» EXERCISE TASK
Count the lines in the data below where the string "this" occurs, please, and give the number alone.
>>>>
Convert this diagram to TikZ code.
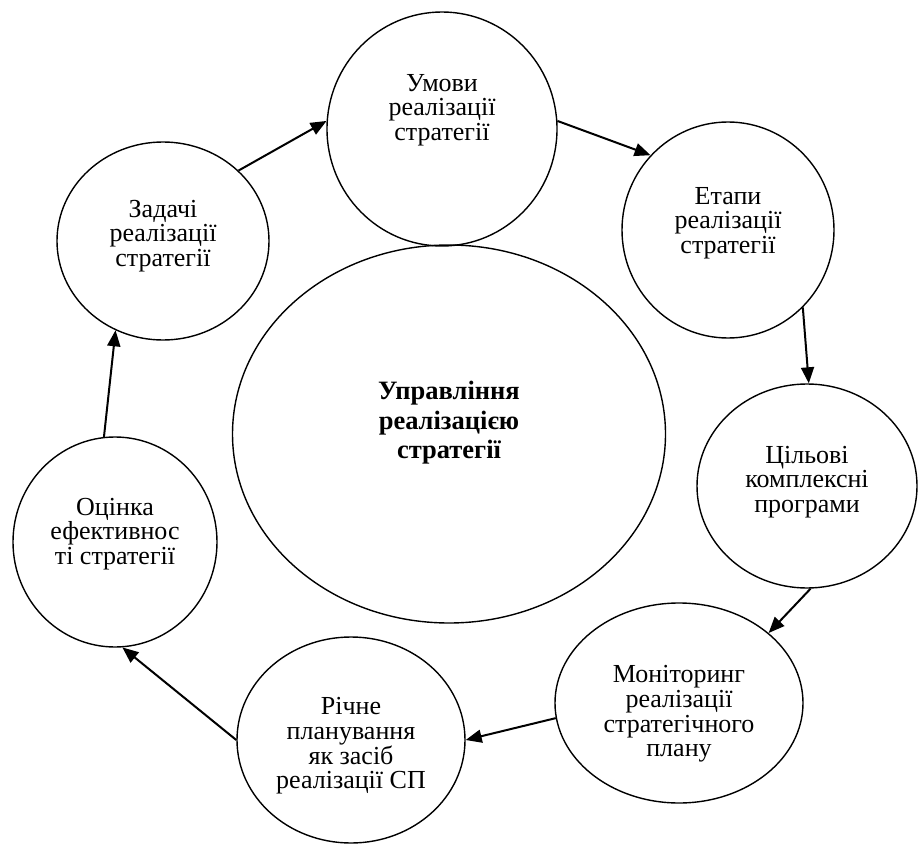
\documentclass[tikz,border=0pt]{standalone}
\usepackage{fontspec}
\setmainfont{Liberation Serif}
\usetikzlibrary{shapes.geometric}
\usetikzlibrary{arrows.meta}

\begin{document}
\begin{tikzpicture}[x=1pt, y=-1pt,
        stage/.style={draw=black, ellipse, line width=1.4pt, inner sep=0pt},
        lbl/.style={align=center, inner sep=0pt, font=\fontsize{26}{24.7}\selectfont},
        flow/.style={-{Triangle[length=16pt, width=13pt]}, line width=2pt}]
        \useasboundingbox (0,0) rectangle (918,845);

        \node(centre) [stage, minimum width=433, minimum height=378] at (449, 434) {};
        \node(centre-t) [align=center, inner sep=0pt, font=\fontsize{26.5}{29.5}\selectfont\bfseries] at (449, 423) {Управління\\реалізацією\\стратегії};

        \node(umovy) [stage, minimum width=230, minimum height=234] at (442, 129) {};
        \node(umovy-t) [lbl] at (442, 110) {Умови\\реалізації\\стратегії};

        \node(etapy) [stage, minimum width=212, minimum height=216] at (728, 230) {};
        \node(etapy-t) [lbl] at (728, 223) {Етапи\\реалізації\\стратегії};

        \node(tsilovi) [stage, minimum width=220, minimum height=204] at (807, 486) {};
        \node(tsilovi-t) [lbl] at (807, 482) {Цільові\\комплексні\\програми};

        \node(monitoring) [stage, minimum width=248, minimum height=200] at (679, 703) {};
        \node(monitoring-t) [lbl] at (679, 714) {Моніторинг\\реалізації\\стратегічного\\плану};

        \node(richne) [stage, minimum width=228, minimum height=206] at (351, 740) {};
        \node(richne-t) [lbl] at (351, 746) {Річне\\планування\\як засіб\\реалізації СП};

        \node(otsinka) [stage, minimum width=204, minimum height=210] at (115, 542) {};
        \node(otsinka-t) [lbl] at (115, 534) {Оцінка\\ефективнос\\ті стратегії};

        \node(zadachi) [stage, minimum width=212, minimum height=198] at (163, 241) {};
        \node(zadachi-t) [lbl] at (163, 236) {Задачі\\реалізації\\стратегії};

        \draw[flow] (zadachi.43) -- (umovy.176);
        \draw[flow] (umovy.4) -- (etapy.136);
        \draw[flow] (etapy.-46) -- (tsilovi.89);
        \draw[flow] (tsilovi.-88) -- (monitoring.38);
        \draw[flow] (monitoring.187) -- (richne.0);
        \draw[flow] (richne.180) -- (otsinka.-86);
        \draw[flow] (otsinka.96) -- (zadachi.242);
    \end{tikzpicture}
\end{document}
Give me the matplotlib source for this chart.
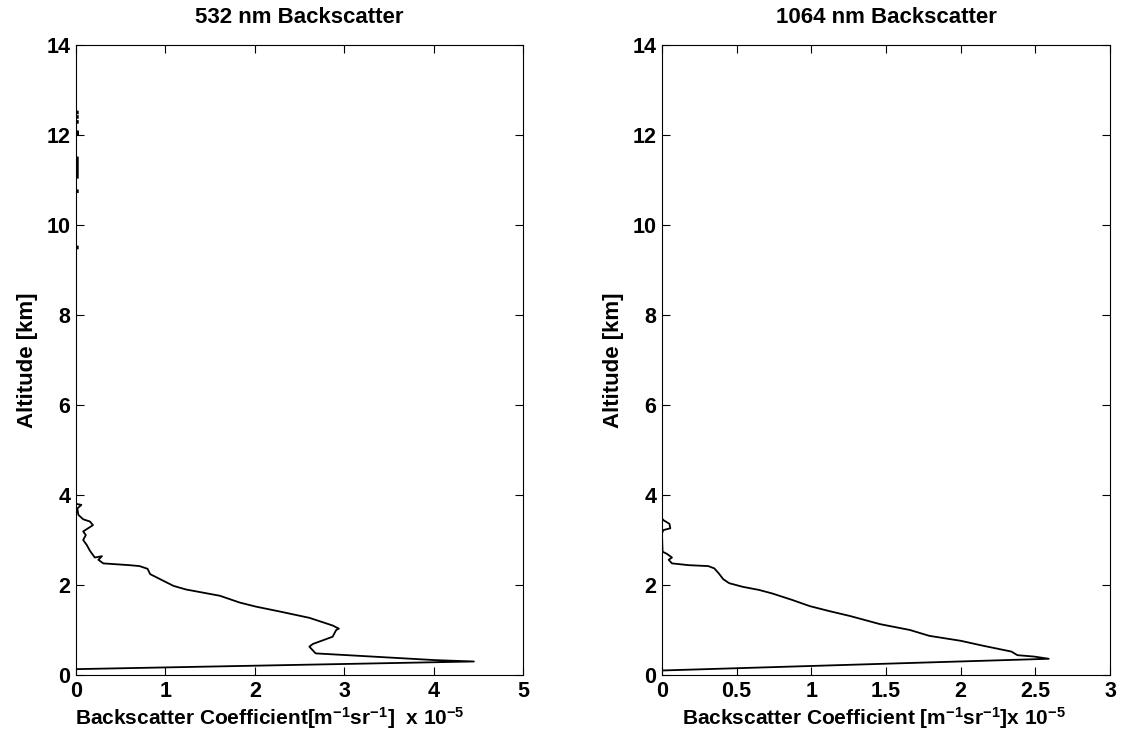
import numpy as np
import matplotlib
matplotlib.use("Agg")
import matplotlib.pyplot as plt

plt.rcParams["font.family"] = ["Liberation Sans", "DejaVu Sans"]
plt.rcParams["font.weight"] = "bold"
plt.rcParams["mathtext.fontset"] = "custom"
plt.rcParams["mathtext.rm"] = "Liberation Sans:bold"
plt.rcParams["mathtext.bf"] = "Liberation Sans:bold"
plt.rcParams["mathtext.default"] = "bf"

nan = np.nan

# 532 nm profile (x in 1e-5 m^-1 sr^-1, altitude in km), NaN marks gaps
bsc532 = [0.0, 4.45, 4.02, 2.68, 2.61, 2.65, 2.87, 2.91, 2.94, 2.87, 2.61, 2.28,
          2.01, 1.83, 1.61, 1.23, 1.09, 0.97, 0.83, 0.80, 0.71, 0.60, 0.305, 0.25,
          0.29, 0.21, 0.156, 0.12, 0.08, 0.11, 0.08, 0.19, 0.156, 0.08, 0.026,
          0.015, 0.06, 0.007,
          nan, 0.02, 0.02, nan, 0.02, 0.02, nan, 0.02, 0.02, nan, 0.02, 0.02,
          nan, 0.02, 0.02, nan, 0.02, 0.02, nan, 0.02, 0.02, nan, 0.02, 0.02]
alt532 = [0.13, 0.30, 0.33, 0.48, 0.63, 0.69, 0.85, 1.00, 1.03, 1.10, 1.27, 1.41,
          1.52, 1.61, 1.76, 1.90, 1.98, 2.10, 2.24, 2.36, 2.42, 2.44, 2.48, 2.56,
          2.64, 2.61, 2.76, 2.89, 3.00, 3.11, 3.19, 3.33, 3.41, 3.46, 3.56,
          3.70, 3.78, 3.80,
          nan, 9.48, 9.52, nan, 10.73, 10.77, nan, 11.05, 11.50, nan, 12.00, 12.08,
          nan, 12.27, 12.31, nan, 12.38, 12.42, nan, 12.48, 12.52, nan, 12.02, 12.06]

# 1064 nm profile
bsc1064 = [0.0, 2.59, 2.49, 2.38, 2.34, 2.15, 2.00, 1.79, 1.66, 1.46, 1.26, 1.12,
           0.99, 0.87, 0.74, 0.65, 0.54, 0.45, 0.41, 0.38, 0.35, 0.31, 0.18, 0.067,
           0.045, 0.067, 0.034, 0.004, 0.0, 0.01, 0.056, 0.05, 0.01, 0.0]
alt1064 = [0.10, 0.36, 0.41, 0.44, 0.52, 0.65, 0.76, 0.87, 1.00, 1.13, 1.31, 1.42,
           1.53, 1.67, 1.81, 1.89, 1.96, 2.04, 2.13, 2.26, 2.37, 2.42, 2.44, 2.48,
           2.56, 2.61, 2.69, 2.74, 3.15, 3.22, 3.26, 3.36, 3.44, 3.48]

fig = plt.figure(figsize=(11.21, 7.36), dpi=100)
ax1 = fig.add_axes([0.0678, 0.0829, 0.3988, 0.856])
ax2 = fig.add_axes([0.5905, 0.0829, 0.3997, 0.856])


def style(ax, xmax, xticks, xticklabels, title, xlabel, label_x):
    ax.set_xlim(0, xmax)
    ax.set_ylim(0, 14)
    ax.set_xticks(xticks)
    ax.set_xticklabels(xticklabels)
    ax.set_yticks(range(0, 15, 2))
    ax.tick_params(direction="in", top=True, right=True, length=6, width=0.8,
                   labelsize=15.5, pad=4)
    for lab in ax.get_xticklabels() + ax.get_yticklabels():
        lab.set_fontweight("bold")
    for s in ax.spines.values():
        s.set_linewidth(0.8)
    ax.set_title(title, fontsize=16, fontweight="bold", pad=16)
    ax.set_ylabel("Altitude [km]", fontsize=16, fontweight="bold", labelpad=6)
    ax.text(label_x, -0.068, xlabel, transform=ax.transAxes, fontsize=15,
            fontweight="bold", ha="left", va="center")


ax1.plot(bsc532, alt532, color="black", lw=1.3)
style(ax1, 5, [0, 1, 2, 3, 4, 5], ["0", "1", "2", "3", "4", "5"],
      "532 nm Backscatter",
      r"Backscatter Coefficient[m$^{-1}$sr$^{-1}$]  x 10$^{-5}$", -0.002)

ax2.plot(bsc1064, alt1064, color="black", lw=1.3)
style(ax2, 3, [0, 0.5, 1, 1.5, 2, 2.5, 3],
      ["0", "0.5", "1", "1.5", "2", "2.5", "3"],
      "1064 nm Backscatter",
      r"Backscatter Coefficient [m$^{-1}$sr$^{-1}$]x 10$^{-5}$", 0.045)

fig.savefig("out.png", dpi=100)
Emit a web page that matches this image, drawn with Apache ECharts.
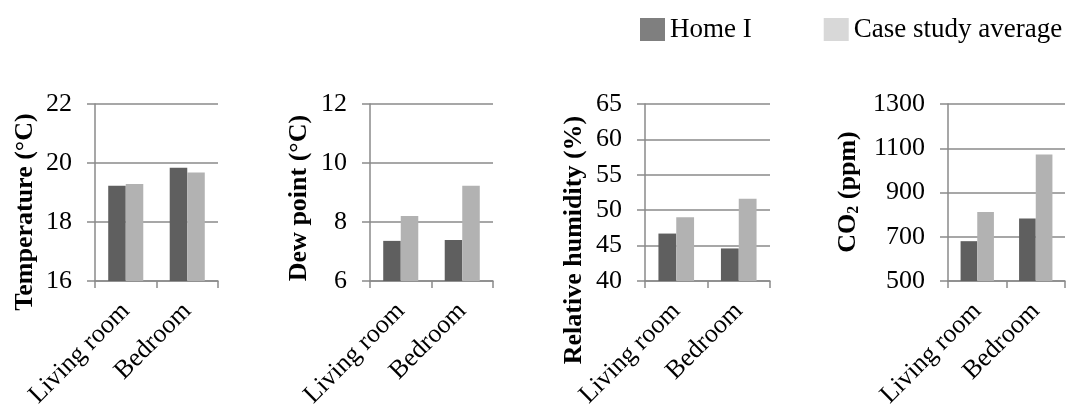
<!DOCTYPE html>
<html>
<head>
<meta charset="utf-8">
<script src="https://cdn.jsdelivr.net/npm/echarts@6/dist/echarts.min.js"></script>
<style>
html,body{margin:0;padding:0;background:#fff;}
#chart{width:1076px;height:407px;}
</style>
</head>
<body>
<div id="chart"></div>
<script>
var categories = ['Living room', 'Bedroom'];
var seriesNames = ['Home I', 'Case study average'];

var tempHome = [19.23, 19.84];
var tempAvg = [19.29, 19.68];
var dewHome = [7.36, 7.39];
var dewAvg = [8.2, 9.23];
var rhHome = [46.7, 44.6];
var rhAvg = [49.0, 51.6];
var co2Home = [680, 782];
var co2Avg = [812, 1072];

var yRanges = [[16, 22, 2], [6, 12, 2], [40, 65, 5], [500, 1300, 200]];
var yTitles = ['Temperature (°C)', 'Dew point (°C)', 'Relative humidity (%)', '{a|CO}{s|2}{a| (ppm)}'];

var FONT = '"Liberation Serif", "Times New Roman", serif';
var AXIS_COLOR = '#8a8a8a';
var BAR_DARK = '#5f5f5f';
var BAR_LIGHT = '#b2b2b2';

var grids = [
  {left: 95, top: 104, width: 123, height: 177, outerBoundsMode: 'none', containLabel: false},
  {left: 370, top: 104, width: 123, height: 177, outerBoundsMode: 'none', containLabel: false},
  {left: 645, top: 104, width: 125, height: 177, outerBoundsMode: 'none', containLabel: false},
  {left: 948, top: 104, width: 117, height: 177, outerBoundsMode: 'none', containLabel: false}
];
var titlePos = [[25, 212], [299, 198], [574, 240], [848, 192]];
var seriesData = [[tempHome, tempAvg], [dewHome, dewAvg], [rhHome, rhAvg], [co2Home, co2Avg]];

var xAxes = [], yAxes = [], series = [], graphics = [];
for (var i = 0; i < 4; i++) {
  xAxes.push({
    type: 'category', gridIndex: i, data: categories,
    axisLine: {show: true, lineStyle: {color: AXIS_COLOR, width: 1.5}},
    axisTick: {show: true, length: 7, lineStyle: {color: AXIS_COLOR, width: 1.5}},
    axisLabel: {rotate: 45, margin: 26, color: '#000', fontFamily: FONT, fontSize: 26, interval: 0},
    splitLine: {show: false}
  });
  yAxes.push({
    type: 'value', gridIndex: i,
    min: yRanges[i][0], max: yRanges[i][1], interval: yRanges[i][2],
    axisLine: {show: true, lineStyle: {color: AXIS_COLOR, width: 1.5}},
    axisTick: {show: true, length: 8, lineStyle: {color: AXIS_COLOR, width: 1.5}},
    axisLabel: {margin: 23, color: '#000', fontFamily: FONT, fontSize: 26,
      formatter: function (v) { return String(v); }},
    splitLine: {show: true, lineStyle: {color: AXIS_COLOR, width: 1.5}}
  });
  series.push({
    name: seriesNames[0], type: 'bar', xAxisIndex: i, yAxisIndex: i,
    data: seriesData[i][0], barGap: '0%', barCategoryGap: '43%',
    itemStyle: {color: BAR_DARK}
  });
  series.push({
    name: seriesNames[1], type: 'bar', xAxisIndex: i, yAxisIndex: i,
    data: seriesData[i][1], barGap: '0%', barCategoryGap: '43%',
    itemStyle: {color: BAR_LIGHT}
  });
  graphics.push({
    type: 'text', x: titlePos[i][0], y: titlePos[i][1], rotation: Math.PI / 2,
    style: {
      text: yTitles[i], align: 'center', verticalAlign: 'middle',
      font: 'bold 26px ' + FONT, fill: '#000',
      rich: {
        a: {font: 'bold 26px ' + FONT, fill: '#000'},
        s: {font: 'bold 16px ' + FONT, fill: '#000', padding: [12, 0, 0, 0]}
      }
    }
  });
}

var chart = echarts.init(document.getElementById('chart'), null, {renderer: 'canvas'});
chart.setOption({
  animation: false,
  backgroundColor: '#fff',
  legend: {
    left: 635, top: 11,
    itemWidth: 25, itemHeight: 23, itemGap: 72,
    icon: 'rect',
    textStyle: {fontFamily: FONT, fontSize: 27, color: '#000'},
    data: [
      {name: seriesNames[0], itemStyle: {color: '#7f7f7f'}},
      {name: seriesNames[1], itemStyle: {color: '#d8d8d8'}}
    ]
  },
  grid: grids,
  xAxis: xAxes,
  yAxis: yAxes,
  series: series,
  graphic: graphics
});
</script>
</body>
</html>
<<<<
» SOLUTION TO THE PROBLEM
3